• [Task directions]:
Return the lines where the word "that" occurs.

• [Available data]:
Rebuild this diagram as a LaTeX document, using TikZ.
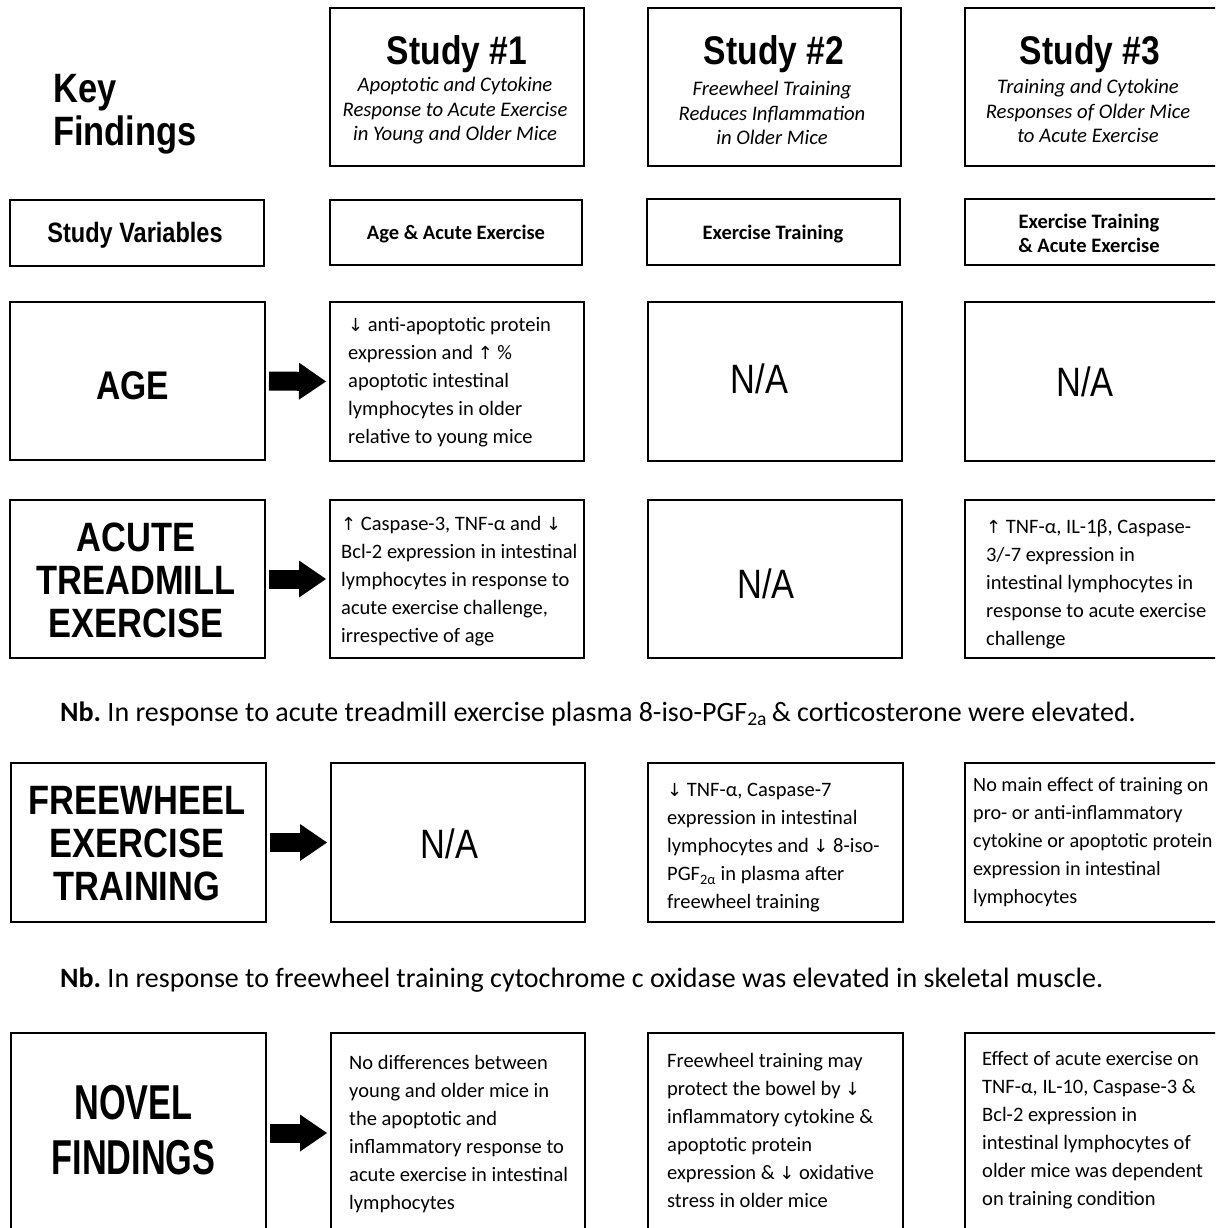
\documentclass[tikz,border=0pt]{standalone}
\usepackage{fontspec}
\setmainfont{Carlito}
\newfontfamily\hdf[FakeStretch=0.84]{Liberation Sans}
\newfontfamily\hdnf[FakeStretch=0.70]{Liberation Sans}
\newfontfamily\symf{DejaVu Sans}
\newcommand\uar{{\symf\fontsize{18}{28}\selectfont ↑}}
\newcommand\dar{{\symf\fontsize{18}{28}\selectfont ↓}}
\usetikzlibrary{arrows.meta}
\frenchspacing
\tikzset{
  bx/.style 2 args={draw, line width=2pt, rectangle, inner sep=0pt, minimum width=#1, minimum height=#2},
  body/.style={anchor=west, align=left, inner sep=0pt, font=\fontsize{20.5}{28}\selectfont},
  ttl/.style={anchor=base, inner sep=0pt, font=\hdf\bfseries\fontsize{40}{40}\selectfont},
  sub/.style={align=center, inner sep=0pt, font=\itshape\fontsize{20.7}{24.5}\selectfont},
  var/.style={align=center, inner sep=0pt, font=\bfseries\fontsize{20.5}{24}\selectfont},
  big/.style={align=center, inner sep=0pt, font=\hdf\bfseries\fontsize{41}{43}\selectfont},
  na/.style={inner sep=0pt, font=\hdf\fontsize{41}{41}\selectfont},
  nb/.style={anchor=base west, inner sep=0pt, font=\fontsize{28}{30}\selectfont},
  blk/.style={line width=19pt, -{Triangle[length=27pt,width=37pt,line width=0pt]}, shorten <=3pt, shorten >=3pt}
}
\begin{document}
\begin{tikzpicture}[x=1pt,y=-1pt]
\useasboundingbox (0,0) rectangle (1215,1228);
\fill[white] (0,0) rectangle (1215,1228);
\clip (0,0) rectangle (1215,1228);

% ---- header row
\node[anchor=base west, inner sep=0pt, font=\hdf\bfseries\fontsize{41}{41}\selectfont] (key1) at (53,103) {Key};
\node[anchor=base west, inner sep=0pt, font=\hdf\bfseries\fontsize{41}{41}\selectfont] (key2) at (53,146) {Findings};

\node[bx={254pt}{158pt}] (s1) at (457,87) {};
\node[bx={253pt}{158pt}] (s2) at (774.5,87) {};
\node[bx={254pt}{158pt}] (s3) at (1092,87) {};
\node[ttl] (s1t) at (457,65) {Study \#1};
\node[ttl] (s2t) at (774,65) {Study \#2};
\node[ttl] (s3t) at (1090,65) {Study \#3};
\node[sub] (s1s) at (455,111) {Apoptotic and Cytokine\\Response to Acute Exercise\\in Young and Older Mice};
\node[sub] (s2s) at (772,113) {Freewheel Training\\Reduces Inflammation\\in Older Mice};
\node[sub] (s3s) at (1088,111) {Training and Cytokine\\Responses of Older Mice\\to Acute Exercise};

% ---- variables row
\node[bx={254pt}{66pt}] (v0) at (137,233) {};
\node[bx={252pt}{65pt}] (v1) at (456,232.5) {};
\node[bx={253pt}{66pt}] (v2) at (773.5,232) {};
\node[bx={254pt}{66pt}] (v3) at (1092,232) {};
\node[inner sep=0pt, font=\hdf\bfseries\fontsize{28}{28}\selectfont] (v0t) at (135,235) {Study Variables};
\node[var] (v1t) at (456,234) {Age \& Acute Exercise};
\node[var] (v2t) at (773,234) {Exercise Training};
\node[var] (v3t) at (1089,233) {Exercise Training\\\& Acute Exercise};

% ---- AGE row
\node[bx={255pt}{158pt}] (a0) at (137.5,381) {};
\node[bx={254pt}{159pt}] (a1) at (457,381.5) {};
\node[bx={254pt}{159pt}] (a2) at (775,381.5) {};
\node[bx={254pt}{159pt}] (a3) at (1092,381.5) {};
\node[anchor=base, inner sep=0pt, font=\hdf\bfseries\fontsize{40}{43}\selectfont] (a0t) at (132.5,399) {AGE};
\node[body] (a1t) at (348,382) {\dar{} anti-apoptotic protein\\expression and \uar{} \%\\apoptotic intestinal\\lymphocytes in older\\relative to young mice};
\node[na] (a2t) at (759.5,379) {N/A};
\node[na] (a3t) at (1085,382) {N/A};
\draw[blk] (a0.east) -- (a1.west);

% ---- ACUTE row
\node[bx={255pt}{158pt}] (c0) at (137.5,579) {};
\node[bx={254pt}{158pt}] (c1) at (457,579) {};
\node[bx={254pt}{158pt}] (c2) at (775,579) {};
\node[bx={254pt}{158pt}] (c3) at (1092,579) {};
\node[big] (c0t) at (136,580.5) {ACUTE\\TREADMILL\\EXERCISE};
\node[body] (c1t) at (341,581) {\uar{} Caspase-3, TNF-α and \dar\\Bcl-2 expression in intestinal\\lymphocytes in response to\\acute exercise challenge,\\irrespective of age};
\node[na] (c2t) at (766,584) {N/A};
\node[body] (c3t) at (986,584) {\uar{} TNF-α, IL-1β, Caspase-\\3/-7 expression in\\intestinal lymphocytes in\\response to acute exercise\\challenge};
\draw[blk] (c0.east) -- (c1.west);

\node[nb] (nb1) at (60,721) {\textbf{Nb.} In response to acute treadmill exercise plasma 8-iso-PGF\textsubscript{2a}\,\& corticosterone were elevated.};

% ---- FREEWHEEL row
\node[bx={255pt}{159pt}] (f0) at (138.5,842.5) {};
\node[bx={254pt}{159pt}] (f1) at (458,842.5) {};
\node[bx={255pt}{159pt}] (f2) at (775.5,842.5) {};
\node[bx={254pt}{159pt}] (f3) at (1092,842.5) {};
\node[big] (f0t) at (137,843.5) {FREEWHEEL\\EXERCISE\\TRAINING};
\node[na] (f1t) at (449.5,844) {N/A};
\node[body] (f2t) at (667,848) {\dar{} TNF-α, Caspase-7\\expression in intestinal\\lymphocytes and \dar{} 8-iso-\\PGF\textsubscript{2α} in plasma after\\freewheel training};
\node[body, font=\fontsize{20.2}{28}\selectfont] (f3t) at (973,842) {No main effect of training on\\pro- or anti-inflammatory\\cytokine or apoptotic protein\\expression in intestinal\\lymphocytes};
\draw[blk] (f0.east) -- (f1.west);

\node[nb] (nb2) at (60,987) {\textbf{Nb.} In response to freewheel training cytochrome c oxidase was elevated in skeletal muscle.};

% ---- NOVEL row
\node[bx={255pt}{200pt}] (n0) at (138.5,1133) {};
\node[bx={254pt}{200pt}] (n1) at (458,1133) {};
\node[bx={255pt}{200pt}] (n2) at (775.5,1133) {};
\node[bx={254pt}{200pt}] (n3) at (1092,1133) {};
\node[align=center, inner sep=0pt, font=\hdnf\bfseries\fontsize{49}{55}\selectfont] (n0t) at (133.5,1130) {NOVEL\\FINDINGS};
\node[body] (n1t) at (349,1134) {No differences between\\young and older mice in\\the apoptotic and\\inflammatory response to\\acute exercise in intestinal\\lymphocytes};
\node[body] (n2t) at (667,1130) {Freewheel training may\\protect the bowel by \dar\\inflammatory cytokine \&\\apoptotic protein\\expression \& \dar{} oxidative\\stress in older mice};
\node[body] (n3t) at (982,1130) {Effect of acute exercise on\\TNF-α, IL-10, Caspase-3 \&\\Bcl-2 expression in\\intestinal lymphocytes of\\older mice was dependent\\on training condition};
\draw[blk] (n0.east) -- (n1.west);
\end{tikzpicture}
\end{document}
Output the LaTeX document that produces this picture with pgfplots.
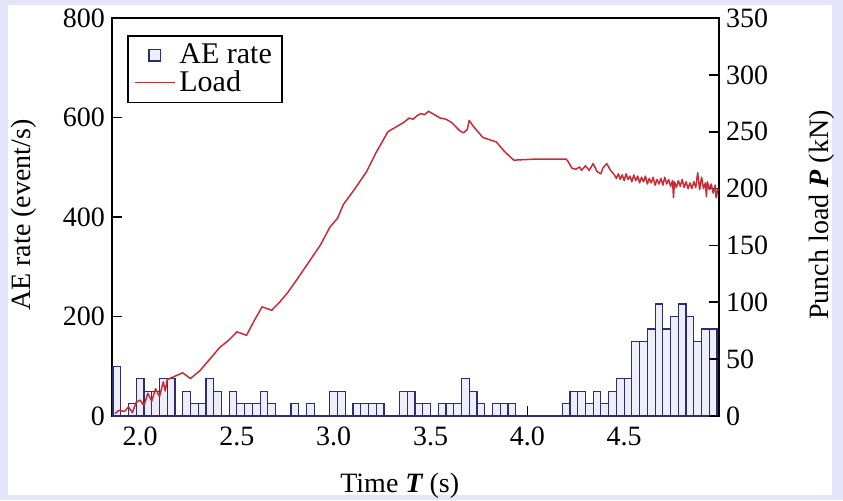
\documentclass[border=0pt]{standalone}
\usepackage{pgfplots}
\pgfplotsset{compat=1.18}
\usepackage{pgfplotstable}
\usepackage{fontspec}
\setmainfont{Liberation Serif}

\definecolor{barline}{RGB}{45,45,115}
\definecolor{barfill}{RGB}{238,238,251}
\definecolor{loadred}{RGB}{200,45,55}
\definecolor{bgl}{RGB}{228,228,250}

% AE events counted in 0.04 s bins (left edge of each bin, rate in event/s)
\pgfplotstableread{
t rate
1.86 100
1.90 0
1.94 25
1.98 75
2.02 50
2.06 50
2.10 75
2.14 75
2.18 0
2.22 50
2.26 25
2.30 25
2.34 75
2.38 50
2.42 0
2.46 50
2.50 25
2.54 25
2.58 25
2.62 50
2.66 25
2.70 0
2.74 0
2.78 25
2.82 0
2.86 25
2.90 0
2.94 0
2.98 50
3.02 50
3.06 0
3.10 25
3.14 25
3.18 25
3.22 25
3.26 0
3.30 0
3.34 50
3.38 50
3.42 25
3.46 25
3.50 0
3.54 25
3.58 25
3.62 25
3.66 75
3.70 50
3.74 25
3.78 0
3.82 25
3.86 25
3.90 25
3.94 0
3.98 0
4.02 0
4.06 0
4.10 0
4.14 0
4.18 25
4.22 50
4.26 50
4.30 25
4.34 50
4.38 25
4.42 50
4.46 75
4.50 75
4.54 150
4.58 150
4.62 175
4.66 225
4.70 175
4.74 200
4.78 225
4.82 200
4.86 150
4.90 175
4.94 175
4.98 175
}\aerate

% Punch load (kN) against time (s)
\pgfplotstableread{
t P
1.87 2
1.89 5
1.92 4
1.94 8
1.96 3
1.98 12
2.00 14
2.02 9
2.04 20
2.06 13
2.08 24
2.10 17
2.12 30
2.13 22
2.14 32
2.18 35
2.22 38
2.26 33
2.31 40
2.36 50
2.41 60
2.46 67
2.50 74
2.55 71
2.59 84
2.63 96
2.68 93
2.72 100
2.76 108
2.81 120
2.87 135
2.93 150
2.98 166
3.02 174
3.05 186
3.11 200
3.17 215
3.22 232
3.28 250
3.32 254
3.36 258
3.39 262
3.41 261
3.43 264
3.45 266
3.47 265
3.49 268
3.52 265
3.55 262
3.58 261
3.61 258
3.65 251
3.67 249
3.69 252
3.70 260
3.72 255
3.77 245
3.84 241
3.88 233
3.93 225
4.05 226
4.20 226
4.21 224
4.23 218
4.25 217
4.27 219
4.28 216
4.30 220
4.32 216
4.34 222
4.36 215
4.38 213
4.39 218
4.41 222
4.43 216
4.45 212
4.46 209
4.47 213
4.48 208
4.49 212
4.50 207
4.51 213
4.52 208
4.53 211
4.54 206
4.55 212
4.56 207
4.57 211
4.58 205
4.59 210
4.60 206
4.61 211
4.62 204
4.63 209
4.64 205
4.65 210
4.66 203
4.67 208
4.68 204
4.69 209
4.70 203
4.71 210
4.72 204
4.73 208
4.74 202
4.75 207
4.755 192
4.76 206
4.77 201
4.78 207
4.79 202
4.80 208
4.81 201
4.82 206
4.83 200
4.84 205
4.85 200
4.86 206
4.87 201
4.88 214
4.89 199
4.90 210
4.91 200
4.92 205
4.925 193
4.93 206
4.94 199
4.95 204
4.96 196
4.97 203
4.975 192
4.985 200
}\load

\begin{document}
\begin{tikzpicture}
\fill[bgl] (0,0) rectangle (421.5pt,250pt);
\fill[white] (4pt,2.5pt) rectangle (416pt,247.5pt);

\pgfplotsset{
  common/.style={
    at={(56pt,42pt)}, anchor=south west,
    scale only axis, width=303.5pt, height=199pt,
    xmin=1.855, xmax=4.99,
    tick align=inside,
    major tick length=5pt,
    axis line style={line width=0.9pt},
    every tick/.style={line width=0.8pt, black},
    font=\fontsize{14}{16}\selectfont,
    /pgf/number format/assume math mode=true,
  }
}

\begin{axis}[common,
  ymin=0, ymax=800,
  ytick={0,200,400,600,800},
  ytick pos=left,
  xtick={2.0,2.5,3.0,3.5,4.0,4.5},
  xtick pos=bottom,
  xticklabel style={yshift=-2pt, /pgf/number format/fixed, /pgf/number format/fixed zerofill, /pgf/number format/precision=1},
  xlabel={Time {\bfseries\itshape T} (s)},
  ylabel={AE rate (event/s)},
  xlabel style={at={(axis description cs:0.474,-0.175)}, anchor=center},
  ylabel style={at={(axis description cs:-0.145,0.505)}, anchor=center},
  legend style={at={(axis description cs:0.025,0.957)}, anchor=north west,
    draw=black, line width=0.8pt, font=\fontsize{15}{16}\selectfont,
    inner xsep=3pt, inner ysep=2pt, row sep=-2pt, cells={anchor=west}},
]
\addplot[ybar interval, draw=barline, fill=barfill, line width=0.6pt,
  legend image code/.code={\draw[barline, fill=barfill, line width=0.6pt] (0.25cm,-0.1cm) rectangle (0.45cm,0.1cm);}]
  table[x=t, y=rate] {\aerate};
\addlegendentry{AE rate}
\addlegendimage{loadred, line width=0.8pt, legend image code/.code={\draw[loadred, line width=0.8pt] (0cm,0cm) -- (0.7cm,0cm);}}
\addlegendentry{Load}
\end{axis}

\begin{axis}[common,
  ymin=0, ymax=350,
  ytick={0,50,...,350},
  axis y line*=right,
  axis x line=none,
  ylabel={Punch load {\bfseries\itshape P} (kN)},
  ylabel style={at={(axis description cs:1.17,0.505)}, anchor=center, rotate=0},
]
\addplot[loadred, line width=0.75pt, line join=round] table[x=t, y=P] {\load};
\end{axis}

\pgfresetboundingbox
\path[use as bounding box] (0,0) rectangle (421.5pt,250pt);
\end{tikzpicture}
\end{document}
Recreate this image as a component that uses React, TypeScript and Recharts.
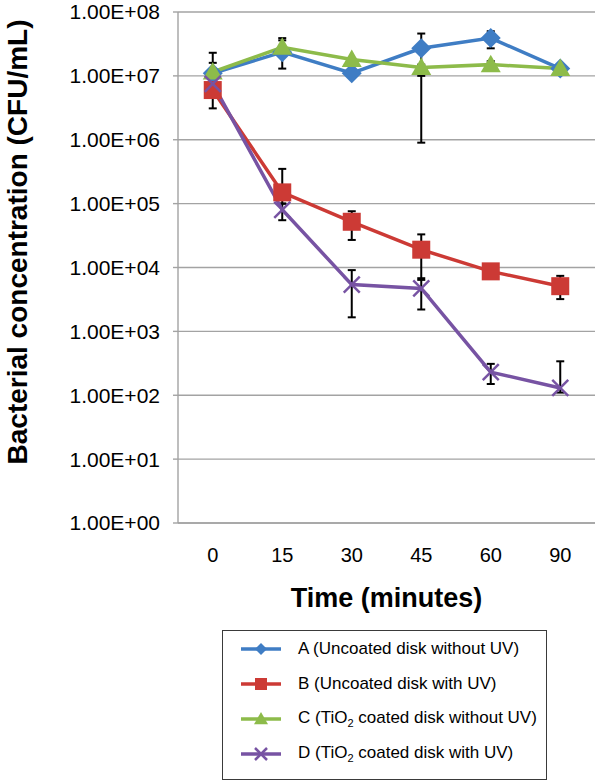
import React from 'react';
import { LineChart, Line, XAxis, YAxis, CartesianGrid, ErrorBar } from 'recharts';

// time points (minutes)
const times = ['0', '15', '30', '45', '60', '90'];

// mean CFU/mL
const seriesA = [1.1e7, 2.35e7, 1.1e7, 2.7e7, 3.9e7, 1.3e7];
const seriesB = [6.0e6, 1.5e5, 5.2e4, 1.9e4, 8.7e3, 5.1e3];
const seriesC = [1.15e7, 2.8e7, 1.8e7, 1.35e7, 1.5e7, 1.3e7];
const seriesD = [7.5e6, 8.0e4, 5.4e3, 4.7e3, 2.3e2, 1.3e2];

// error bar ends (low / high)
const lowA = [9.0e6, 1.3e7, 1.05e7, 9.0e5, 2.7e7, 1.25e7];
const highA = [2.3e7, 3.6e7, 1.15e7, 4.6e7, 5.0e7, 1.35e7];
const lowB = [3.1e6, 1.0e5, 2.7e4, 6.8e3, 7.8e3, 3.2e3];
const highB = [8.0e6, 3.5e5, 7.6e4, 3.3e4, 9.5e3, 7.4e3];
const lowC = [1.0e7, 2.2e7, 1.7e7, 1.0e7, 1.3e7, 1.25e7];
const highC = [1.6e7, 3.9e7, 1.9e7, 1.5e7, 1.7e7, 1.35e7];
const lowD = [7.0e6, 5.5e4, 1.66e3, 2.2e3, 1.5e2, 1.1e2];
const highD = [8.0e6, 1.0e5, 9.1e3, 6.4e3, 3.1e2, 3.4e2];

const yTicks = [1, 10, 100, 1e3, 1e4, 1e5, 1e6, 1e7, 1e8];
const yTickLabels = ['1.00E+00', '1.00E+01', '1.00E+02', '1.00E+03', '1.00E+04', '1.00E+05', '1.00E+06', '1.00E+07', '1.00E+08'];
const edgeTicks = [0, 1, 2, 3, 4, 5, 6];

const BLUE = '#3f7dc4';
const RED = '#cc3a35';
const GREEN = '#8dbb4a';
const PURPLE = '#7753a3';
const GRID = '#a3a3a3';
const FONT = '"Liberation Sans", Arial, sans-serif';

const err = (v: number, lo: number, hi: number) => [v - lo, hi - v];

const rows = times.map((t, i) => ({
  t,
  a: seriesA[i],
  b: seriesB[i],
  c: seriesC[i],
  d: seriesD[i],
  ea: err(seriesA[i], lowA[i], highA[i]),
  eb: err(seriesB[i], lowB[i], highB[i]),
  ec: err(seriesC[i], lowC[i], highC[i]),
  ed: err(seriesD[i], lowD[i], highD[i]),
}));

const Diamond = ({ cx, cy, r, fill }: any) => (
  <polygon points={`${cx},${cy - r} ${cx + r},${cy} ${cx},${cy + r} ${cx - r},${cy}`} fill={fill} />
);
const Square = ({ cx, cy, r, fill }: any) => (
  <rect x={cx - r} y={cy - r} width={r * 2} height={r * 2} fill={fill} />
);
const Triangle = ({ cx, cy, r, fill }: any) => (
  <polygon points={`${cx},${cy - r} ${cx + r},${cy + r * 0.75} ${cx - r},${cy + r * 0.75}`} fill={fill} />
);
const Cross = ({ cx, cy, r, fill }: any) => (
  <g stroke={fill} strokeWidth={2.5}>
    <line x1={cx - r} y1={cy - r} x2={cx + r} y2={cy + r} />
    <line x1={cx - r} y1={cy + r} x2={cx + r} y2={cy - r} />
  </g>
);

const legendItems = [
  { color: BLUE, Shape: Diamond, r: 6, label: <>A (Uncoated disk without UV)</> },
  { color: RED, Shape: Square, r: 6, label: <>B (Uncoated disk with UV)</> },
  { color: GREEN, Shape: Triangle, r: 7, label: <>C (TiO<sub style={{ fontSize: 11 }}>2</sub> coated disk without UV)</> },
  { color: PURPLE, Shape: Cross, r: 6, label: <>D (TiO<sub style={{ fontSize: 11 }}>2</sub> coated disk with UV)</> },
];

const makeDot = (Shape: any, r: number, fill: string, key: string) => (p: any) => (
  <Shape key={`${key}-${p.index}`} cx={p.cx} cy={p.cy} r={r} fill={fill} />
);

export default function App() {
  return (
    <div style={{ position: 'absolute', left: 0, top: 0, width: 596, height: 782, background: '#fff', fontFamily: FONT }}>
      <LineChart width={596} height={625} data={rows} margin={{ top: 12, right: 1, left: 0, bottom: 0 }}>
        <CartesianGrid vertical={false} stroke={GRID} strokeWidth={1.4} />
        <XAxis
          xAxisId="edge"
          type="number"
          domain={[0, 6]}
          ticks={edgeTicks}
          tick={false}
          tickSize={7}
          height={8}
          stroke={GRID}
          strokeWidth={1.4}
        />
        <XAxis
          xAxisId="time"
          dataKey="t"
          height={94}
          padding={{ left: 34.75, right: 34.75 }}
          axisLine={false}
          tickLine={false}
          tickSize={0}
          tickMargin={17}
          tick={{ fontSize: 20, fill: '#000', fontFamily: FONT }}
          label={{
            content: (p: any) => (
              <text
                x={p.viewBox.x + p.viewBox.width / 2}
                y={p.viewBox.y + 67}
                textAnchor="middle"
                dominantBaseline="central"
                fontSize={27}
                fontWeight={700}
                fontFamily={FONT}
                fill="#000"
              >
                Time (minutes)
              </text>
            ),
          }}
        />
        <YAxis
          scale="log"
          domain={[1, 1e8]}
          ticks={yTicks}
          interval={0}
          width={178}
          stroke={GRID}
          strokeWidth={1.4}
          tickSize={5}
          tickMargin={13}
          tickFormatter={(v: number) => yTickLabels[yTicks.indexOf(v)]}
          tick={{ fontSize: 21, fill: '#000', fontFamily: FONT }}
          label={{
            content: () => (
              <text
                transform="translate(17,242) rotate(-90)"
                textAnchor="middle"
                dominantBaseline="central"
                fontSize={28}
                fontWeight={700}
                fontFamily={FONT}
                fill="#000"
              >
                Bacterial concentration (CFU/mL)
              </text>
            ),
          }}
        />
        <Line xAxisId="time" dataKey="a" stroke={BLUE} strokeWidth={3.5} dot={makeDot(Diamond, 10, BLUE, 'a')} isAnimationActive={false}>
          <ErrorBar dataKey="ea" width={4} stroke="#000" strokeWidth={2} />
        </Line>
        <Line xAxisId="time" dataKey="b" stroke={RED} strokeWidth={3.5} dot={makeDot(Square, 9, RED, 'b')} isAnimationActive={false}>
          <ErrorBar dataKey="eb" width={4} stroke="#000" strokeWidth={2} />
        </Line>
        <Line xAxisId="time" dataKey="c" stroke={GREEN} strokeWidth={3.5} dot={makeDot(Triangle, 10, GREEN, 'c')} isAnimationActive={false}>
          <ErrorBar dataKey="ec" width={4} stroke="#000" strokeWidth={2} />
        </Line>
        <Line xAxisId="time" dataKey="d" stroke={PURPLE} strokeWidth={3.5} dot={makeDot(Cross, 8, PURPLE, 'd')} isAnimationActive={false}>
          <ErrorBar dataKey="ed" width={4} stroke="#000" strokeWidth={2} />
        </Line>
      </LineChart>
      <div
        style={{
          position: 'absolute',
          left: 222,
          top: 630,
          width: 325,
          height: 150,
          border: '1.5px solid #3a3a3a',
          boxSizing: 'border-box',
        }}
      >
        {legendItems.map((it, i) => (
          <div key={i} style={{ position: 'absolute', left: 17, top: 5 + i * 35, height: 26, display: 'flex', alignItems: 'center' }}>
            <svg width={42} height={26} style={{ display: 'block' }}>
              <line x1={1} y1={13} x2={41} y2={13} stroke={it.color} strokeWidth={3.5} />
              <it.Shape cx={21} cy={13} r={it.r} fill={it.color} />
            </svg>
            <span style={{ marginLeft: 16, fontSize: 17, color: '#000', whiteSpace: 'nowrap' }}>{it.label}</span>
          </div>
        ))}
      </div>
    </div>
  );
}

• [Written response]:
Output the LaTeX document that produces this picture with pgfplots.
Recreate this image as a component that uses React, TypeScript and Recharts.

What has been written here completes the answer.